I will wholly admit that what I have seen of the combat mechanics plays much more smoothly than I anticipated (but I haven't seen the full implementation of the rules). But I think Eric Wiener said it best: "[B]eing different for the sake of being different is not sound game design. Oh, and why would I want to relearn my entire class? I am old, I have enough relearning in the job world."

DocStout said...

@Timothy = The options available at creation, effective combinations and efficacy of ranking up are night and day from Quickstart to full rules release. Also, statistic weights have changed and how derived attributes were calculated have been tweaked to make decisions more meaningful and to not make so many of the choices automatic based on "I can be interesting, or I can be viable mechanically." You can still blunt your character's mechanical effectiveness with poor choices, but it is no longer a case of "Take this one combination, or suck in combat."

Henry Lopez said...


Thank you for your very detailed review of the Arcanis Core Rule Book. I'm sure that those players who are curious about Arcsnis, but are not very familiar with it will greatly appreciate your time and effort to put this together.


Henry Lopez

Timothy said...

That's good to know, Josh. It really does look like there was a lot of 'tweeking' involved (but maybe much of that could have been accomplished with an open playtest), and I think it may allow for some of the less restrictive moments that West End Games old D6 system (the one in the Star Wars RPG, not the D6 System relaunch) did.
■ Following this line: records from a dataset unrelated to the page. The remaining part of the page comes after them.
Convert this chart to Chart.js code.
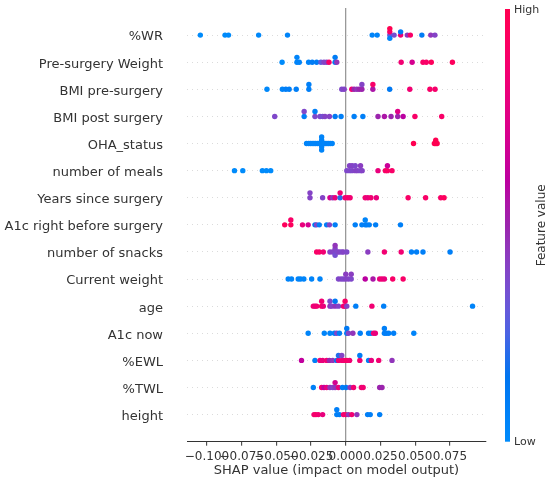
<!DOCTYPE html>
<html lang="en">
<head>
<meta charset="UTF-8">
<title>SHAP summary</title>
<script src="https://cdn.jsdelivr.net/npm/chart.js"></script>
<style>
  html, body { margin: 0; padding: 0; background: #fff; }
  #wrap { width: 550px; height: 482px; position: relative; }
</style>
</head>
<body>
<div id="wrap"><canvas id="shapCanvas"></canvas></div>
<script>
  // features, top to bottom
  const features = ['%WR', 'Pre-surgery Weight', 'BMI pre-surgery', 'BMI post surgery', 'OHA_status',
    'number of meals', 'Years since surgery', 'A1c right before surgery', 'number of snacks',
    'Current weight', 'age', 'A1c now', '%EWL', '%TWL', 'height'];
  const xTicks = [-0.1, -0.075, -0.05, -0.025, 0, 0.025, 0.05, 0.075];

  // SHAP value of each dot, and its feature value (0 = low, 1 = high)
  const wrShap = [-0.1048, -0.087, -0.0845, -0.0628, -0.042, 0.019, 0.0226, 0.0317, 0.0317, 0.0317, 0.0317,
    0.0348, 0.0395, 0.0395, 0.0443, 0.0465, 0.0548, 0.0612, 0.0642];
  const wrFeat = [0, 0, 0, 0.02, 0.05, 0.05, 0.05, 0.3, 0.9, 0.05, 1, 0.35, 0.85, 0.1, 0.45, 0.9, 0.1, 0.45, 0.4];

  const preWeightShap = [-0.0459, -0.0352, -0.0352, -0.0335, -0.0268, -0.0242, -0.021, -0.0179, -0.0157,
    -0.0138, -0.0121, -0.0077, -0.0077, -0.0065, 0.0399, 0.0478, 0.0556, 0.058, 0.0616, 0.0768];
  const preWeightFeat = [0, 0.05, 0.05, 0.05, 0.05, 0.1, 0.1, 0.3, 0.4, 0.4, 0.9, 0.1, 0.1, 0.45, 0.85, 0.7, 0.9, 0.9, 0.95, 0.95];

  const bmiPreShap = [-0.0568, -0.0457, -0.0432, -0.0408, -0.0357, -0.0266, -0.0266, -0.0029, -0.0012, 0.0043,
    0.006, 0.008, 0.0097, 0.0116, 0.0116, 0.0195, 0.0195, 0.0316, 0.0461, 0.0606, 0.0643];
  const bmiPreFeat = [0.02, 0.05, 0.08, 0.08, 0.08, 0.08, 0.08, 0.38, 0.4, 0.85, 0.5, 0.45, 0.5, 0.5, 0.4, 0.55, 0.9,
    0.12, 0.85, 0.9, 0.88];

  const bmiPostShap = [-0.0512, -0.03, -0.03, -0.0222, -0.0222, -0.0186, -0.0167, -0.015, -0.0118, -0.0077,
    -0.0034, 0.006, 0.0123, 0.0232, 0.0278, 0.0326, 0.0374, 0.0374, 0.0413, 0.0498, 0.0691];
  const bmiPostFeat = [0.38, 0.08, 0.38, 0.38, 0.08, 0.38, 0.35, 0.4, 0.4, 0.12, 0.08, 0.08, 0.08, 0.5, 0.55,
    0.5, 0.5, 0.75, 0.6, 0.9, 0.9];

  const ohaShap = [-0.0283, -0.0268, -0.0255, -0.0243, -0.023, -0.0218, -0.0205, -0.0192, -0.0174, -0.0174,
    -0.0174, -0.0174, -0.0174, -0.016, -0.0148, -0.0136, -0.0124, -0.0112, -0.0098, 0.0488, 0.0638, 0.0648,
    0.0648, 0.0658];
  const ohaFeat = [0.05, 0.05, 0.05, 0.05, 0.05, 0.05, 0.05, 0.05, 0.05, 0.05, 0.05, 0.05, 0.05, 0.05, 0.05,
    0.05, 0.05, 0.05, 0.05, 1, 1, 1, 1, 1];

  const mealsShap = [-0.0802, -0.0742, -0.0601, -0.0572, -0.0541, 0.0007, 0.0027, 0.0027, 0.0045, 0.0045,
    0.0068, 0.0068, 0.0085, 0.0106, 0.0106, 0.0118, 0.0232, 0.0285, 0.03, 0.03, 0.0333];
  const mealsFeat = [0, 0, 0, 0, 0, 0.38, 0.38, 0.4, 0.38, 0.4, 0.4, 0.38, 0.4, 0.38, 0.42, 0.4, 0.8, 0.9, 0.92,
    0.65, 0.9];

  const yearsShap = [-0.0258, -0.0258, -0.0167, -0.0114, -0.0094, -0.0077, -0.0041, -0.0041, -0.0005, 0.0014,
    0.0031, 0.014, 0.0159, 0.0181, 0.022, 0.0449, 0.0575, 0.0684, 0.0708];
  const yearsFeat = [0.4, 0.4, 0.4, 0.7, 0.45, 0.8, 0.2, 0.85, 0.85, 0.88, 0.85, 0.85, 0.8, 0.85, 0.8, 0.9, 0.9,
    0.9, 0.95];

  const a1cPreShap = [-0.044, -0.0396, -0.0396, -0.0312, -0.0271, -0.0222, -0.021, -0.0191, -0.0138, -0.0118,
    -0.0077, 0.0068, 0.0116, 0.014, 0.014, 0.0152, 0.0169, 0.0215, 0.0394];
  const a1cPreFeat = [0.95, 0.95, 0.9, 0.8, 0.7, 0.12, 0.4, 0.08, 0.08, 0.4, 0.08, 0.08, 0.08, 0.08, 0.05,
    0.08, 0.08, 0.08, 0.08];

  const snacksShap = [-0.021, -0.0191, -0.0162, -0.0114, -0.0094, -0.0077, -0.0077, -0.0077, -0.0077, -0.006,
    -0.0046, -0.0029, -0.0017, 0.0007, 0.0159, 0.0278, 0.0399, 0.0473, 0.051, 0.0556, 0.0751];
  const snacksFeat = [0.9, 0.9, 0.85, 0.4, 0.4, 0.38, 0.4, 0.35, 0.45, 0.38, 0.4, 0.38, 0.4, 0.38, 0.42, 0.85,
    0.85, 0.08, 0.08, 0.08, 0.08];

  const curWeightShap = [-0.0415, -0.0391, -0.0343, -0.0326, -0.0302, -0.0246, -0.0186, -0.0053, -0.0034,
    -0.0017, 0, 0, 0.0019, 0.0039, 0.0039, 0.014, 0.0196, 0.0244, 0.0261, 0.0278, 0.0338, 0.0413];
  const curWeightFeat = [0.05, 0.05, 0.05, 0.05, 0.05, 0.05, 0.05, 0.38, 0.4, 0.38, 0.4, 0.42, 0.4, 0.38, 0.42,
    0.6, 0.55, 0.8, 0.85, 0.8, 0.9, 0.9];

  const ageShap = [-0.0234, -0.0222, -0.021, -0.0174, -0.0174, -0.0162, -0.0114, -0.0114, -0.0101, -0.0077,
    -0.0077, -0.0053, -0.0017, -0.0005, -0.0005, 0.0007, 0.0072, 0.0188, 0.0273, 0.0913];
  const ageFeat = [0.85, 0.8, 0.85, 0.9, 0.85, 0.8, 0.45, 0.38, 0.4, 0.45, 0.12, 0.4, 0.85, 0.85, 0.9, 0.4,
    0.08, 0.85, 0.08, 0.05];

  const a1cNowShap = [-0.0271, -0.0155, -0.0114, -0.0082, -0.0065, -0.0046, 0.0007, 0.0007, 0.0019, 0.0051,
    0.0104, 0.0164, 0.0181, 0.02, 0.0213, 0.0278, 0.0278, 0.0292, 0.0309, 0.0345, 0.049];
  const a1cNowFeat = [0.05, 0.05, 0.05, 0.08, 0.4, 0.08, 0.08, 0.12, 0.4, 0.45, 0.08, 0.08, 0.08, 0.85, 0.8,
    0.08, 0.08, 0.08, 0.08, 0.08, 0.05];

  const ewlShap = [-0.0319, -0.0222, -0.0186, -0.0167, -0.0138, -0.0118, -0.0094, -0.0065, -0.0053, -0.0053,
    -0.0029, -0.0029, -0.0012, 0.0007, 0.0027, 0.0101, 0.0101, 0.0164, 0.0184, 0.0237, 0.0333];
  const ewlFeat = [0.62, 0.08, 0.85, 0.8, 0.85, 0.5, 0.45, 0.12, 0.85, 0.2, 0.85, 0.4, 0.85, 0.9, 0.85, 0.85,
    0.1, 0.08, 0.8, 0.85, 0.45];

  const twlShap = [-0.0234, -0.0174, -0.0157, -0.0138, -0.0114, -0.0094, -0.0077, -0.0077, -0.0053, -0.0024,
    0.0002, 0.0031, 0.0056, 0.0112, 0.0125, 0.0244, 0.0261];
  const twlFeat = [0.08, 0.85, 0.62, 0.8, 0.45, 0.4, 0.45, 0.7, 0.8, 0.08, 0.12, 0.45, 0.85, 0.85, 0.85, 0.5, 0.5];

  const heightShap = [-0.0229, -0.0215, -0.0198, -0.0167, -0.0065, -0.0065, -0.0046, -0.0017, 0, 0.0019,
    0.0043, 0.008, 0.0157, 0.0176, 0.0244];
  const heightFeat = [0.85, 0.9, 0.85, 0.8, 0.08, 0.08, 0.08, 0.85, 0.9, 0.45, 0.85, 0.45, 0.08, 0.08, 0.08];

  const shapRows = [wrShap, preWeightShap, bmiPreShap, bmiPostShap, ohaShap, mealsShap, yearsShap, a1cPreShap,
    snacksShap, curWeightShap, ageShap, a1cNowShap, ewlShap, twlShap, heightShap];
  const featRows = [wrFeat, preWeightFeat, bmiPreFeat, bmiPostFeat, ohaFeat, mealsFeat, yearsFeat, a1cPreFeat,
    snacksFeat, curWeightFeat, ageFeat, a1cNowFeat, ewlFeat, twlFeat, heightFeat];

  // shap's red_blue colour map (lch blend from blue to red)
  const blueLch = [54, 70, 4.6588];
  const redLch = [54, 90, 0.35470565 + 2 * Math.PI];
  const lMid = 40;

  function lch2rgb(l, c, h) {
    const a = c * Math.cos(h), b = c * Math.sin(h);
    const fy = (l + 16) / 116, fx = fy + a / 500, fz = fy - b / 200;
    const finv = t => t > 6 / 29 ? t * t * t : 3 * (6 / 29) * (6 / 29) * (t - 4 / 29);
    const X = 0.95047 * finv(fx), Y = finv(fy), Z = 1.08883 * finv(fz);
    const lin = [
      3.2406 * X - 1.5372 * Y - 0.4986 * Z,
      -0.9689 * X + 1.8758 * Y + 0.0415 * Z,
      0.0557 * X - 0.2040 * Y + 1.0570 * Z
    ];
    const rgb = lin.map(v => {
      v = Math.min(1, Math.max(0, v));
      v = v <= 0.0031308 ? 12.92 * v : 1.055 * Math.pow(v, 1 / 2.4) - 0.055;
      return Math.round(Math.min(1, Math.max(0, v)) * 255);
    });
    return 'rgb(' + rgb.join(',') + ')';
  }

  function redBlue(t) {
    t = Math.min(1, Math.max(0, t));
    const l = t < 0.5 ? blueLch[0] + (lMid - blueLch[0]) * t * 2 : lMid + (redLch[0] - lMid) * (t - 0.5) * 2;
    const c = blueLch[1] + (redLch[1] - blueLch[1]) * t;
    const h = blueLch[2] + (redLch[2] - blueLch[2]) * t;
    return lch2rgb(l, c, h);
  }

  // beeswarm offsets the way shap stacks dots that share a bin
  const rowHeight = 0.4;
  function swarmOffsets(vals) {
    const lo = Math.min(...vals), hi = Math.max(...vals);
    const quant = vals.map(v => Math.round(100 * (v - lo) / (hi - lo + 1e-8)));
    const order = vals.map((v, i) => i).sort((a, b) => quant[a] - quant[b] || a - b);
    const ys = vals.map(() => 0);
    let layer = 0, lastBin = -1;
    order.forEach(i => {
      if (quant[i] !== lastBin) layer = 0;
      ys[i] = Math.ceil(layer / 2) * ((layer % 2) * 2 - 1);
      layer++;
      lastBin = quant[i];
    });
    const top = Math.max(...ys.map(y => y + 1));
    return ys.map(y => y * 0.9 * (rowHeight / top));
  }

  const points = [];
  const colours = [];
  features.forEach((name, i) => {
    const row = features.length - 1 - i;
    const off = swarmOffsets(shapRows[i]);
    shapRows[i].forEach((v, j) => {
      points.push({ x: v, y: row + off[j] });
      colours.push(redBlue(featRows[i][j]));
    });
  });

  const colourBar = {
    id: 'colourBar',
    afterDraw(chart) {
      const ctx = chart.ctx;
      const area = chart.chartArea;
      const x0 = area.right + 19, w = 5;
      const top = area.top + 1, bottom = area.bottom;
      const grad = ctx.createLinearGradient(0, bottom, 0, top);
      for (let k = 0; k <= 20; k++) grad.addColorStop(k / 20, redBlue(k / 20));
      ctx.save();
      ctx.fillStyle = grad;
      ctx.fillRect(x0, top, w, bottom - top);
      ctx.fillStyle = '#333';
      ctx.font = '11px "DejaVu Sans"';
      ctx.textAlign = 'left';
      ctx.textBaseline = 'middle';
      ctx.fillText('High', x0 + w + 4, top + 1);
      ctx.fillText('Low', x0 + w + 4, bottom);
      ctx.translate(x0 + 37, (top + bottom) / 2);
      ctx.rotate(-Math.PI / 2);
      ctx.textAlign = 'center';
      ctx.font = '12px "DejaVu Sans"';
      ctx.fillText('Feature value', 0, 0);
      ctx.restore();
    }
  };

  Chart.defaults.font.family = '"DejaVu Sans", sans-serif';
  Chart.defaults.color = '#333';

  new Chart(document.getElementById('shapCanvas'), {
    type: 'scatter',
    data: {
      datasets: [{
        data: points,
        backgroundColor: colours,
        borderWidth: 0,
        pointRadius: 2.7,
        pointHoverRadius: 2.7
      }]
    },
    options: {
      responsive: true,
      maintainAspectRatio: false,
      animation: false,
      events: [],
      layout: { padding: { top: 8, right: 64, left: 0, bottom: 0 } },
      plugins: { legend: { display: false }, tooltip: { enabled: false } },
      scales: {
        x: {
          type: 'linear',
          min: -0.1144,
          max: 0.101,
          afterBuildTicks: scale => { scale.ticks = xTicks.map(v => ({ value: v })); },
          afterFit: scale => {
            scale.height = 40.3;
            scale.paddingLeft = 0;
            scale.paddingRight = 0;
          },
          ticks: {
            autoSkip: false,
            maxRotation: 0,
            minRotation: 0,
            padding: 4,
            font: { size: 12 },
            color: '#333',
            callback: v => (v < 0 ? '\u2212' : '') + Math.abs(v).toFixed(3)
          },
          grid: {
            color: c => (c.tick && Math.abs(c.tick.value) < 1e-9) ? '#999' : 'rgba(0,0,0,0)',
            lineWidth: 1.3,
            tickColor: '#333',
            tickLength: 4,
            tickWidth: 1
          },
          border: { display: true, color: '#333', width: 1 },
          title: {
            display: true,
            text: 'SHAP value (impact on model output)',
            font: { size: 13 },
            color: '#333',
            padding: { top: 0, bottom: 4 }
          }
        },
        y: {
          type: 'linear',
          min: -1,
          max: 15,
          afterBuildTicks: scale => { scale.ticks = features.map((f, i) => ({ value: i })); },
          afterFit: scale => {
            scale.width = 187;
            scale.paddingTop = 0;
            scale.paddingBottom = 0;
          },
          ticks: {
            padding: 24,
            labelOffset: 2,
            font: { size: 13 },
            color: '#333',
            callback: v => features[features.length - 1 - v]
          },
          grid: {
            color: '#ccc',
            lineWidth: 0.7,
            drawTicks: false
          },
          border: { display: false, dash: [1, 4] }
        }
      }
    },
    plugins: [colourBar]
  });
</script>
</body>
</html>
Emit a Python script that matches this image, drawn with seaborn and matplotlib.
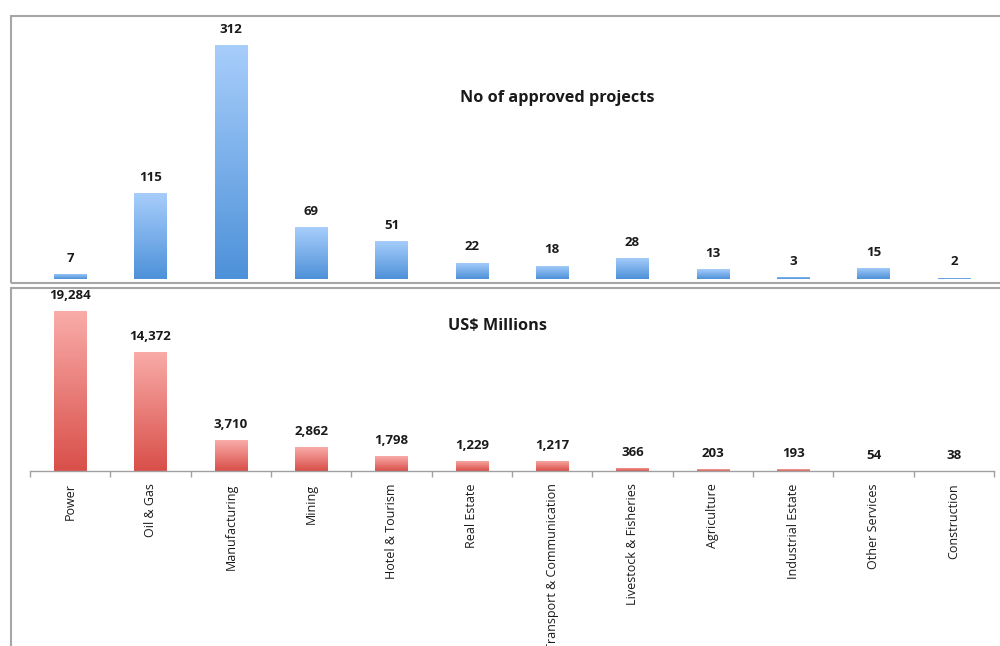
import numpy as np
import pandas as pd
import seaborn as sns
import matplotlib
matplotlib.use("Agg")
import matplotlib.pyplot as plt
from matplotlib.colors import LinearSegmentedColormap
from matplotlib.patches import Rectangle

categories = ["Power", "Oil & Gas", "Manufacturing", "Mining", "Hotel & Tourism",
              "Real Estate", "Transport & Communication", "Livestock & Fisheries",
              "Agriculture", "Industrial Estate", "Other Services", "Construction"]
projects = [7, 115, 312, 69, 51, 22, 18, 28, 13, 3, 15, 2]
investment = [19284, 14372, 3710, 2862, 1798, 1229, 1217, 366, 203, 193, 54, 38]

sns.set_theme(style="white")
plt.rcParams['font.family'] = ['Open Sans', 'DejaVu Sans']

df = pd.DataFrame({"Sector": categories, "Projects": projects, "Investment": investment})

fig = plt.figure(figsize=(10, 6.46), dpi=100)
ax1 = fig.add_axes([0.030, 0.5681, 0.964, 0.401])
ax2 = fig.add_axes([0.030, 0.2709, 0.964, 0.277])

sns.barplot(data=df, x="Sector", y="Projects", ax=ax1, color="#7fb2ea",
            width=0.4, saturation=1, errorbar=None)
sns.barplot(data=df, x="Sector", y="Investment", ax=ax2, color="#ec7f7a",
            width=0.4, saturation=1, errorbar=None)


def gradient(ax, top, bottom, values):
    cmap = LinearSegmentedColormap.from_list("g", [bottom, top])
    xl, yl = ax.get_xlim(), ax.get_ylim()
    img = np.linspace(0, 1, 256).reshape(-1, 1)
    for p, v in zip(ax.patches, values):
        x0, y0, w, h = p.get_x(), p.get_y(), p.get_width(), p.get_height()
        if h > 0:
            im = ax.imshow(img, cmap=cmap, origin="lower",
                           extent=[x0, x0 + w, y0, y0 + h], aspect="auto",
                           zorder=p.get_zorder() + 0.1, interpolation="bicubic")
            im.set_clip_path(p)
        ax.annotate(f"{v:,}", (x0 + w / 2, h), xytext=(0, 6.5),
                    textcoords="offset points", ha="center", va="bottom",
                    fontsize=9.5, fontweight="bold", color="#1a1a1a")
    ax.set_xlim(xl)
    ax.set_ylim(yl)


ax1.set_xlim(-0.5, len(categories) - 0.5)
ax2.set_xlim(-0.5, len(categories) - 0.5)
ax1.set_ylim(0, max(projects) * 1.107)
ax2.set_ylim(0, max(investment) * 1.119)

gradient(ax1, "#a8cefb", "#4d91d9", projects)
gradient(ax2, "#f9aca9", "#d94f49", investment)

ax1.set_axis_off()

for s in ["top", "left", "right"]:
    ax2.spines[s].set_visible(False)
ax2.spines["bottom"].set_color("#a0a0a0")
ax2.spines["bottom"].set_linewidth(1.0)
ax2.set_yticks([])
ax2.set_xlabel("")
ax2.set_ylabel("")
ax2.set_xticks(range(len(categories)))
ax2.set_xticklabels(categories, rotation=90, fontsize=9, va="top", ha="center",
                    color="#1a1a1a")
ax2.set_xticks(np.arange(-0.5, len(categories), 1), minor=True)
ax2.tick_params(axis="x", which="major", length=0, pad=9, bottom=True)
ax2.tick_params(axis="x", which="minor", length=4, width=1, color="#a0a0a0",
                bottom=True, direction="out")

fig.text(0.557, 1 - 98 / 646, "No of approved projects", ha="center", va="center",
         fontsize=11.7, fontweight="bold", color="#1a1a1a")
fig.text(0.498, 1 - 326 / 646, "US$ Millions", ha="center", va="center",
         fontsize=11.7, fontweight="bold", color="#1a1a1a")

# panel frames
fig.patches.append(Rectangle((0.011, 1 - 283 / 646), 1.0, (283 - 16) / 646,
                             transform=fig.transFigure, fill=False,
                             edgecolor="#a6a6a6", linewidth=1.5))
fig.patches.append(Rectangle((0.011, -0.05), 1.0, 1 - 288 / 646 + 0.05,
                             transform=fig.transFigure, fill=False,
                             edgecolor="#a6a6a6", linewidth=1.5))

fig.savefig("out.png", dpi=100, facecolor="white")
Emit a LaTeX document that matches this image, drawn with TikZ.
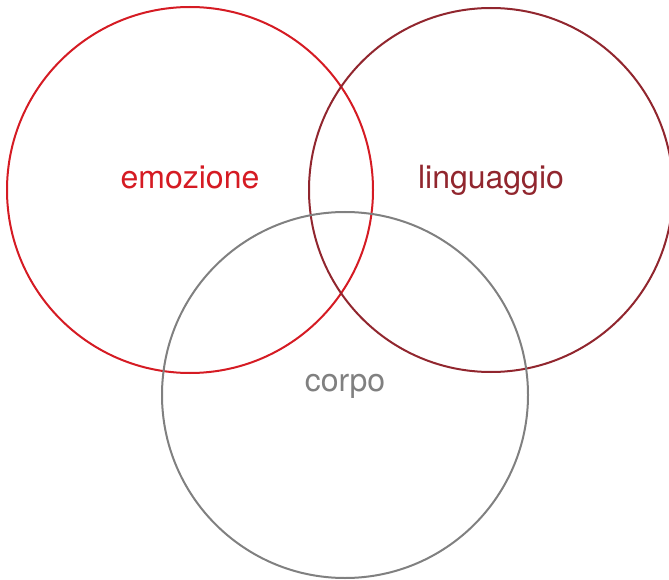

Maybe I'll make an effort to pick up the pdf when it becomes available (and I can justify the expenditure).

Alpha said...

Dynamic/dramatic combat, you say...

CNB said...

Love this game! Best initiative system, and it (so far) makes melee fighters just as useful as casters. Needs some work mostly on editing and release schedules, as well as more playtesting to look at certain situations, but overall great game!